Empowering women, enhancing their capabilities is the contraceptive India needs, not enforcement of coercive population policies.
China has finally realised the futility of enforcing a one-child norm or replacing it with a two-child limit as it did in 2016. On May 31, 2021, the Chinese government revised its policy and allowed couples to have up to three children – reversing and admitting that the consequences of such measures were counterproductive. The announcement comes in the wake of recently published Census data reporting a dramatic decline in births and recording the sharpest slowing down of population in decades. With this, one hopes that those who have been demanding that India emulate China in enforcing a one child norm or a two-child limit will realise how misplaced their suggestion is.

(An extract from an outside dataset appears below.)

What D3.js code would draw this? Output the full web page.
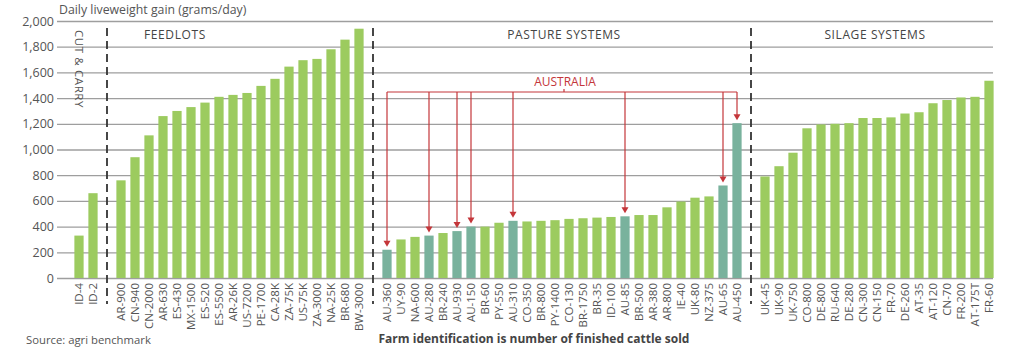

China released the key preliminary findings from its seventh national population census in May 2021. The population of Mainland China grew to 1.41 billion in 2020 – up from 1.34 billion in 2010. This marked a slowing down of the annual population growth rate from 0.57 percent between 2000-2010 to 0.53 percent annually between 2010-2020. Particularly disconcerting to China has been the sharp decline in the proportion of population in the age group of 15-59 from 22.9 percent in 2000 to 9.8 percent in 2020. So, China’s population continues to age. The proportion of people aged 60 years and above is 18.70 percent of total population in 2020 as against 13.26 percent in 2010.
China introduced the one-child policy in the late 1970s in an attempt to boost economic progress by slowing down the rapid population growth, before reversing it in 2016 to allow families to have two children. The strict birth limits have created a rapidly aging population and shrinking work force that is straining the country’s economy.
India and its states must learn from China’s failed experience with enforcing coercive population policies. Stringent population control measures have created a population crisis for China. Today Sikkim and Lakshadweep also face the challenges of an aging population, shrinking labour workforce and an increase in sex selective practices, given that the total fertility rate (TFR) well below the replacement level.
Religion has little to do with fertility levels. Muslim dominated countries like Indonesia and Bangladesh, have out-performed India in terms of falling birth rates. Even within India, the fertility rates among Muslims in Kerala is lower than the fertility rates among Hindus in Bihar. States like Kerala, Tamil Nadu, and Andhra Pradesh have proven that it is not religion that matters. What has made the difference is education, employment opportunities and accessibility of contraceptives. In neighbouring Sri Lanka, fertility rates were stabilised by simply increasing the age at marriage, a move that was made more effective by ensuring girls were educated.
Ultimately, however, it is all about the control that women have over fertility decisions. This is one reason why India’s fertility rate is 2.2 even when a large majority of Indian women – cutting across caste, geography, income and religion – want to have fewer than two children. India’s southern states have lowered their fertility rates. It is vital to remember that they did this, not by adopting coercive policies, but by ensuring greater empowerment of women though increased access to education, economic and other development opportunities.
Empowering women to make informed choice, enhancing their capabilities, and social and behaviour change communication to address misconceptions and regressive social norms is the contraceptive India needs, not the enforcement of coercive population policies.